You see a child’s doll morph into this abomination. Then you scream and delete the game forever.

It’s also where the game unleashes its special selling point: the artwork of H R Giger. You might be familiar with the name – Giger was responsible for much of the design work on the film Alien, including the xenomorphs themselves. So you can expect a nightmarish, monochrome feel, much of it in a kind of biomechanical style with bodies or faces linked into structures and machinery. Also a fair bit of corrugated tubing. Thus the Dark World exists as a kind of horrible twisted parody of Mike’s town. Again there aren’t actually many people (or beings) to be found there, apart from a couple of nasty monsters on guard. In fact it’s curiously empty. In some ways though that reinforces the lonely feel to the game – and heightens the sense of some cold, intangible and utterly evil force behind it all

So then for setting, plot and ambience Darkseed does pretty well. Sadly it tends to fall down in the execution. If you’re more familiar with Lucasarts adventures, you might be used to the very relaxed feel of those games – wandering about solving problems usually at your own pace, without any kind of threat or fear of “losing” the game in some sense. Dark Seed however is a lot more demanding. Time passes in-game, and you only have three days to get to the bottom of fixing Mike’s nightmares. This means you must take specific actions each day, in order to meet that deadline. Also, Mike must get to bed on time every day; otherwise he apparently just curls up and dies on the spot.

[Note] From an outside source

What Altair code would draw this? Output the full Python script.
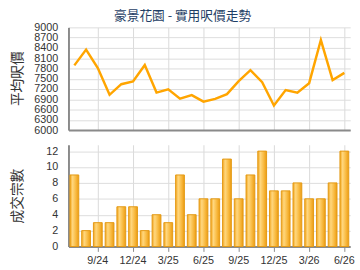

Within those constraints, the game makes life difficult in other ways. It will let you either take a wrong action, or fail to take action, such that you’ll later be unable to finish the game. This might be missing a timed event, or failing to use a certain item at the correct point. So you just blunder on until you hit game-over. It’s frustrating really, something I’d call just plain bad design. Actually, its worse than having events that kill you on the spot (see: Sierra games) because at least in those cases you normally know immediately what’s gone wrong, and can try to avoid it. The key difference of better games (see: Lucasarts) was that they felt like they wanted you to complete them. So even if the puzzling was tricky and it took a while to figure out, you usually couldn’t die, and also couldn’t take any kind of permanently “wrong” action.

You can visit the small town’s high street, you won’t interact with the people all that much.

Here’s one quite specific example of where Dark Seed can frustrate: pixel hunting. In fact it’s so bad I’ll tell you exactly what to do. When you first visit the library, get the pin off the floor. It’s brown and about five pixels long, and you could so very easily miss the damn thing.

The verdict then: atmospheric but annoying. The lack of interaction is perhaps a flaw, but arguably works towards the game’s general ambience. The punishing structure however definitely reduces the fun on offer. If that had been done better, then I could have recommended this as an interesting alternative to the happy and colourful mainstream of adventuring. As it stands, well, it does still have its points of interest, but only tackle this one if you either have lots of patience or a walkthrough on standby.